» **Required task**
Write out the data below exactly as given, without any of its pictures.
>> Begin Source data
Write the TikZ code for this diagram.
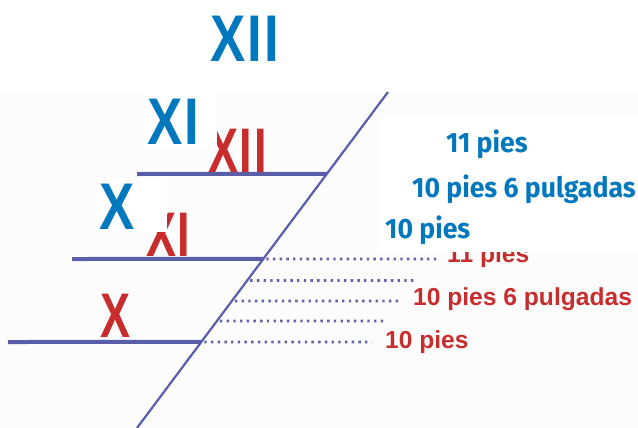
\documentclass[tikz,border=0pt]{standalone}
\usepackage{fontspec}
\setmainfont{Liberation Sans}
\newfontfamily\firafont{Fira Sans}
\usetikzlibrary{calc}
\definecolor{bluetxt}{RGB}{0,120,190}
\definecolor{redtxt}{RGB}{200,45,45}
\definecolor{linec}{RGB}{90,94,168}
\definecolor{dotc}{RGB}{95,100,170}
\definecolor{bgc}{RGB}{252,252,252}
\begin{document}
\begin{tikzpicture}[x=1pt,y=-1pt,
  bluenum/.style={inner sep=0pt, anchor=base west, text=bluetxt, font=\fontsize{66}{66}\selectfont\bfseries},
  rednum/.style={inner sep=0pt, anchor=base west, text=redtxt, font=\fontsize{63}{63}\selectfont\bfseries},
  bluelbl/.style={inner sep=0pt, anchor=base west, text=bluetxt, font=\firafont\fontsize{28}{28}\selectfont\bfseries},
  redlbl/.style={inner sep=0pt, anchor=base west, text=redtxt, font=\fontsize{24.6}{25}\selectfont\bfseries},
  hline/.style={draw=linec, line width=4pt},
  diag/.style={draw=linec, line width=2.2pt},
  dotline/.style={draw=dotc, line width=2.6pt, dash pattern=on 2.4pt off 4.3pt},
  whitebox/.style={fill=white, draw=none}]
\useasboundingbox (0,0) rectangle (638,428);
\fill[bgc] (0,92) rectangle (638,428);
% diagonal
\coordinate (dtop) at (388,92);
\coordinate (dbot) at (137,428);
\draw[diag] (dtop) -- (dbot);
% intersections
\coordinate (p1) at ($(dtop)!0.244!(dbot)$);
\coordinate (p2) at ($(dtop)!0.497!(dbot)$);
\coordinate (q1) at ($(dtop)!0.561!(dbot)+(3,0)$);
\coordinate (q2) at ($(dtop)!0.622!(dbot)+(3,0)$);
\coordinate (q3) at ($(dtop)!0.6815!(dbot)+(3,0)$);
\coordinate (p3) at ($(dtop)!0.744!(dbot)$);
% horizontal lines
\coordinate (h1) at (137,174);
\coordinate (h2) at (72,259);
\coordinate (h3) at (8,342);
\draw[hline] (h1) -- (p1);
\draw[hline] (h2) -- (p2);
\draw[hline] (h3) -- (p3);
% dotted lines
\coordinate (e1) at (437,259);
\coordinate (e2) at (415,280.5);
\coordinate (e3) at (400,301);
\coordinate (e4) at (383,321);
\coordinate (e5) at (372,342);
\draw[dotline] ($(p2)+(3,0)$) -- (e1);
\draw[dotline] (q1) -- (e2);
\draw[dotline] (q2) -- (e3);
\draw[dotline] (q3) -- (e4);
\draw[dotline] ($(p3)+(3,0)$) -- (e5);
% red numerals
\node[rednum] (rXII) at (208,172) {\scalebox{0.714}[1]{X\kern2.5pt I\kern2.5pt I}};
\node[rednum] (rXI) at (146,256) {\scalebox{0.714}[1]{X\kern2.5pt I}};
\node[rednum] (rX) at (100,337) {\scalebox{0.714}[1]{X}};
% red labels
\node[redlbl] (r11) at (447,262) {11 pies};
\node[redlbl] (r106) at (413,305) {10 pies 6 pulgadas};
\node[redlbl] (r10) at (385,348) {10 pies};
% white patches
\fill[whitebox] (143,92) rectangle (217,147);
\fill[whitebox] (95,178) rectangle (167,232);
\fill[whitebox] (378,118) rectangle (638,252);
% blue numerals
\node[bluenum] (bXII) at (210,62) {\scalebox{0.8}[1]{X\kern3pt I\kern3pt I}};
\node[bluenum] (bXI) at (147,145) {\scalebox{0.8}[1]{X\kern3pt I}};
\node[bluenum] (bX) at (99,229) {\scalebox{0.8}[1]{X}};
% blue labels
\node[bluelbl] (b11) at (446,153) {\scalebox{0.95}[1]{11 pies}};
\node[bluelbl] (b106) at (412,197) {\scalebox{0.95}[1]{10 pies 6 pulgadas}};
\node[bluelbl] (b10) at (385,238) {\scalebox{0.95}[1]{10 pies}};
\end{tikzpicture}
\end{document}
>> End Source data
» **Reply to the task**
Write the TikZ code for this diagram.
\documentclass[tikz,border=0pt]{standalone}
\usepackage{fontspec}
\setmainfont{Liberation Sans}
\newfontfamily\firafont{Fira Sans}
\usetikzlibrary{calc}
\definecolor{bluetxt}{RGB}{0,120,190}
\definecolor{redtxt}{RGB}{200,45,45}
\definecolor{linec}{RGB}{90,94,168}
\definecolor{dotc}{RGB}{95,100,170}
\definecolor{bgc}{RGB}{252,252,252}
\begin{document}
\begin{tikzpicture}[x=1pt,y=-1pt,
  bluenum/.style={inner sep=0pt, anchor=base west, text=bluetxt, font=\fontsize{66}{66}\selectfont\bfseries},
  rednum/.style={inner sep=0pt, anchor=base west, text=redtxt, font=\fontsize{63}{63}\selectfont\bfseries},
  bluelbl/.style={inner sep=0pt, anchor=base west, text=bluetxt, font=\firafont\fontsize{28}{28}\selectfont\bfseries},
  redlbl/.style={inner sep=0pt, anchor=base west, text=redtxt, font=\fontsize{24.6}{25}\selectfont\bfseries},
  hline/.style={draw=linec, line width=4pt},
  diag/.style={draw=linec, line width=2.2pt},
  dotline/.style={draw=dotc, line width=2.6pt, dash pattern=on 2.4pt off 4.3pt},
  whitebox/.style={fill=white, draw=none}]
\useasboundingbox (0,0) rectangle (638,428);
\fill[bgc] (0,92) rectangle (638,428);
% diagonal
\coordinate (dtop) at (388,92);
\coordinate (dbot) at (137,428);
\draw[diag] (dtop) -- (dbot);
% intersections
\coordinate (p1) at ($(dtop)!0.244!(dbot)$);
\coordinate (p2) at ($(dtop)!0.497!(dbot)$);
\coordinate (q1) at ($(dtop)!0.561!(dbot)+(3,0)$);
\coordinate (q2) at ($(dtop)!0.622!(dbot)+(3,0)$);
\coordinate (q3) at ($(dtop)!0.6815!(dbot)+(3,0)$);
\coordinate (p3) at ($(dtop)!0.744!(dbot)$);
% horizontal lines
\coordinate (h1) at (137,174);
\coordinate (h2) at (72,259);
\coordinate (h3) at (8,342);
\draw[hline] (h1) -- (p1);
\draw[hline] (h2) -- (p2);
\draw[hline] (h3) -- (p3);
% dotted lines
\coordinate (e1) at (437,259);
\coordinate (e2) at (415,280.5);
\coordinate (e3) at (400,301);
\coordinate (e4) at (383,321);
\coordinate (e5) at (372,342);
\draw[dotline] ($(p2)+(3,0)$) -- (e1);
\draw[dotline] (q1) -- (e2);
\draw[dotline] (q2) -- (e3);
\draw[dotline] (q3) -- (e4);
\draw[dotline] ($(p3)+(3,0)$) -- (e5);
% red numerals
\node[rednum] (rXII) at (208,172) {\scalebox{0.714}[1]{X\kern2.5pt I\kern2.5pt I}};
\node[rednum] (rXI) at (146,256) {\scalebox{0.714}[1]{X\kern2.5pt I}};
\node[rednum] (rX) at (100,337) {\scalebox{0.714}[1]{X}};
% red labels
\node[redlbl] (r11) at (447,262) {11 pies};
\node[redlbl] (r106) at (413,305) {10 pies 6 pulgadas};
\node[redlbl] (r10) at (385,348) {10 pies};
% white patches
\fill[whitebox] (143,92) rectangle (217,147);
\fill[whitebox] (95,178) rectangle (167,232);
\fill[whitebox] (378,118) rectangle (638,252);
% blue numerals
\node[bluenum] (bXII) at (210,62) {\scalebox{0.8}[1]{X\kern3pt I\kern3pt I}};
\node[bluenum] (bXI) at (147,145) {\scalebox{0.8}[1]{X\kern3pt I}};
\node[bluenum] (bX) at (99,229) {\scalebox{0.8}[1]{X}};
% blue labels
\node[bluelbl] (b11) at (446,153) {\scalebox{0.95}[1]{11 pies}};
\node[bluelbl] (b106) at (412,197) {\scalebox{0.95}[1]{10 pies 6 pulgadas}};
\node[bluelbl] (b10) at (385,238) {\scalebox{0.95}[1]{10 pies}};
\end{tikzpicture}
\end{document}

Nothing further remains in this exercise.